Oh? Care to give it a try then? :smallbiggrin:

Any plans for more homebrew in the near future in general? You've noted a couple of times that you're somewhat dissatisfied with the old Planar revision project threads and I've also seen a couple of new threads pop up. You too busy or do you see yourself going back to those sometime soon?

afroakuma
2014-09-04, 04:05 PM
Oh? Care to give it a try then? :smallbiggrin:

Any plans for more homebrew in the near future in general? You've noted a couple of times that you're somewhat dissatisfied with the old Planar revision project threads and I've also seen a couple of new threads pop up. You too busy or do you see yourself going back to those sometime soon?

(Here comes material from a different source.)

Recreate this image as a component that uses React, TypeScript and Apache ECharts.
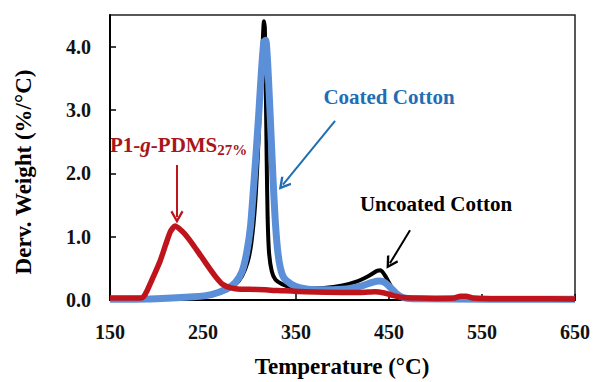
import React, { useEffect, useRef } from "react";
import * as echarts from "echarts";

// Temperature (°C) and derivative weight (%/°C)
const uncoatedTemp = [150, 200, 240, 260, 275, 285, 292, 298, 302, 306, 309, 312, 314, 315.5, 316.5, 317.5, 318.5, 319.5, 321, 324, 328, 335, 345, 360, 380, 400, 415, 428, 437, 441, 446, 452, 458, 465, 480, 650];
const uncoatedDeriv = [0.01, 0.02, 0.04, 0.08, 0.15, 0.25, 0.38, 0.6, 0.9, 1.5, 2.3, 3.3, 4.0, 4.4, 4.3, 3.4, 2.2, 1.3, 0.75, 0.45, 0.32, 0.25, 0.2, 0.18, 0.19, 0.23, 0.29, 0.38, 0.46, 0.47, 0.38, 0.22, 0.1, 0.04, 0.015, 0.01];

const coatedTemp = [150, 200, 240, 260, 275, 285, 292, 297, 301, 304, 307, 310, 313, 315.5, 317.5, 319.5, 321.5, 323.5, 325.5, 327.5, 330, 333, 337, 345, 355, 370, 400, 420, 432, 440, 446, 452, 458, 465, 475, 650];
const coatedDeriv = [0.01, 0.02, 0.05, 0.09, 0.17, 0.28, 0.45, 0.75, 1.15, 1.7, 2.3, 2.95, 3.65, 4.08, 4.1, 3.75, 3.15, 2.5, 1.85, 1.3, 0.82, 0.52, 0.35, 0.25, 0.19, 0.16, 0.17, 0.22, 0.28, 0.3, 0.27, 0.19, 0.1, 0.04, 0.02, 0.01];

const pdmsTemp = [150, 183, 186, 190, 197, 204, 210, 215, 220, 225, 230, 239, 248, 257, 264, 271, 280, 290, 300, 330, 360, 400, 420, 435, 445, 455, 465, 480, 500, 520, 527, 533, 540, 560, 600, 650];
const pdmsDeriv = [0.03, 0.03, 0.05, 0.15, 0.38, 0.62, 0.88, 1.08, 1.17, 1.12, 1.05, 0.88, 0.69, 0.5, 0.36, 0.25, 0.19, 0.17, 0.17, 0.15, 0.13, 0.12, 0.12, 0.13, 0.11, 0.07, 0.04, 0.03, 0.025, 0.03, 0.06, 0.06, 0.03, 0.02, 0.02, 0.015];

const xTicks = { min: 150, max: 650, interval: 100 };
const yTicks = { min: 0, max: 4.5, interval: 1 };

// Annotation arrows in data coordinates: [startT, startV, endT, endV]
const pdmsArrow = [222, 2.13, 222, 1.31];
const coatedArrow = [392, 2.83, 336, 1.82];
const uncoatedArrow = [472.6, 1.1, 451, 0.58];

const FONT = "'Liberation Serif', 'Times New Roman', serif";
const CHEVRON = "path://M5,0 L10,9 L8.6,10.2 L5,3.8 L1.4,10.2 L0,9 Z";

const pairs = (t: number[], v: number[]) => t.map((x, i) => [x, v[i]]);

const arrow = (a: number[], color: string) => ({
  silent: true,
  animation: false,
  symbol: ["none", CHEVRON],
  symbolSize: [13, 13],
  label: { show: false },
  lineStyle: { color, width: 2, type: "solid" },
  emphasis: { disabled: true },
  data: [[{ coord: [a[0], a[1]] }, { coord: [a[2], a[3]] }]],
});

export default function App() {
  const ref = useRef<HTMLDivElement>(null);
  useEffect(() => {
    const chart = echarts.init(ref.current!, null, { renderer: "svg" });
    chart.setOption({
      animation: false,
      backgroundColor: "#ffffff",
      grid: {
        left: 110,
        right: 18,
        top: 15,
        bottom: 82,
        show: true,
        borderColor: "#222",
        borderWidth: 1.5,
      },
      xAxis: {
        type: "value",
        min: xTicks.min,
        max: xTicks.max,
        interval: xTicks.interval,
        splitLine: { show: false },
        axisLine: { lineStyle: { color: "#000", width: 2 } },
        axisTick: { inside: true, length: 6, lineStyle: { color: "#000", width: 1.5 } },
        axisLabel: { margin: 22, color: "#111", fontFamily: FONT, fontWeight: "bold", fontSize: 20 },
      },
      yAxis: {
        type: "value",
        min: yTicks.min,
        max: yTicks.max,
        interval: yTicks.interval,
        splitLine: { show: false },
        axisLine: { show: true, lineStyle: { color: "#000", width: 2 } },
        axisTick: { show: true, inside: true, length: 6, lineStyle: { color: "#000", width: 1.5 } },
        axisLabel: {
          margin: 19,
          showMaxLabel: false,
          color: "#111",
          fontFamily: FONT,
          fontWeight: "bold",
          fontSize: 20,
          formatter: (v: number) => v.toFixed(1),
        },
      },
      series: [
        {
          name: "Uncoated Cotton",
          type: "line",
          data: pairs(uncoatedTemp, uncoatedDeriv),
          showSymbol: false,
          smooth: 0.2,
          lineStyle: { color: "#000", width: 4 },
          z: 2,
          markLine: arrow(uncoatedArrow, "#000"),
        },
        {
          name: "Coated Cotton",
          type: "line",
          data: pairs(coatedTemp, coatedDeriv),
          showSymbol: false,
          smooth: 0.2,
          lineStyle: { color: "#5b8fd8", width: 7 },
          z: 3,
          markLine: arrow(coatedArrow, "#1f6eb5"),
        },
        {
          name: "P1-g-PDMS27%",
          type: "line",
          data: pairs(pdmsTemp, pdmsDeriv),
          showSymbol: false,
          smooth: 0.2,
          lineStyle: { color: "#c0141c", width: 5.5 },
          z: 4,
          markLine: arrow(pdmsArrow, "#c0141c"),
        },
      ],
      graphic: [
        {
          type: "text",
          x: 342,
          y: 366,
          style: {
            text: "Temperature (°C)",
            fontFamily: FONT,
            fontWeight: "bold",
            fontSize: 23,
            fill: "#000",
            align: "center",
            verticalAlign: "middle",
          },
        },
        {
          type: "text",
          x: 23,
          y: 172,
          rotation: Math.PI / 2,
          style: {
            text: "Derv. Weight (%/°C)",
            fontFamily: FONT,
            fontWeight: "bold",
            fontSize: 23,
            fill: "#000",
            align: "center",
            verticalAlign: "middle",
          },
        },
        {
          type: "text",
          x: 389,
          y: 97,
          style: {
            text: "Coated Cotton",
            fontFamily: FONT,
            fontWeight: "bold",
            fontSize: 21,
            fill: "#1f6eb5",
            align: "center",
            verticalAlign: "middle",
          },
        },
        {
          type: "text",
          x: 436,
          y: 204,
          style: {
            text: "Uncoated Cotton",
            fontFamily: FONT,
            fontWeight: "bold",
            fontSize: 21,
            fill: "#000",
            align: "center",
            verticalAlign: "middle",
          },
        },
        {
          type: "text",
          x: 110,
          y: 145,
          style: {
            text: "{a|P1-}{i|g}{a|-PDMS}{s|27%}",
            fontFamily: FONT,
            fill: "#a8161b",
            align: "left",
            verticalAlign: "middle",
            rich: {
              a: { fontFamily: FONT, fontWeight: "bold", fontSize: 21, lineHeight: 24, fill: "#a8161b" },
              i: { fontFamily: FONT, fontWeight: "bold", fontStyle: "italic", fontSize: 21, lineHeight: 24, fill: "#a8161b" },
              s: { fontFamily: FONT, fontWeight: "bold", fontSize: 15, lineHeight: 15, verticalAlign: "bottom", fill: "#a8161b" },
            },
          },
        },
      ],
    });
    return () => chart.dispose();
  }, []);
  return <div ref={ref} style={{ position: "fixed", left: 0, top: 0, width: 593, height: 382 }} />;
}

I've been exceedingly busy; a lot of different projects command my attention at the best of times, and I need time to gather motivation/inspiration to do those. In the main, though, I've been consumed with the issue of moving, which has finally sort of been resolved. Hopefully that will afford me more time in the nearish future.

Phelix-Mu
2014-09-04, 04:55 PM
I have considered a more refined look at the planes several times, but it is a mountain of work, and my world is already stupidly large and perpetually incomplete. Taking on the various infinities of the planes, and the greater powers that populate them, is a huge task.

But, man, it would be fun. Once they come up with cyberbrains and distributive processing for human consciousness, then I might have the time. Lol.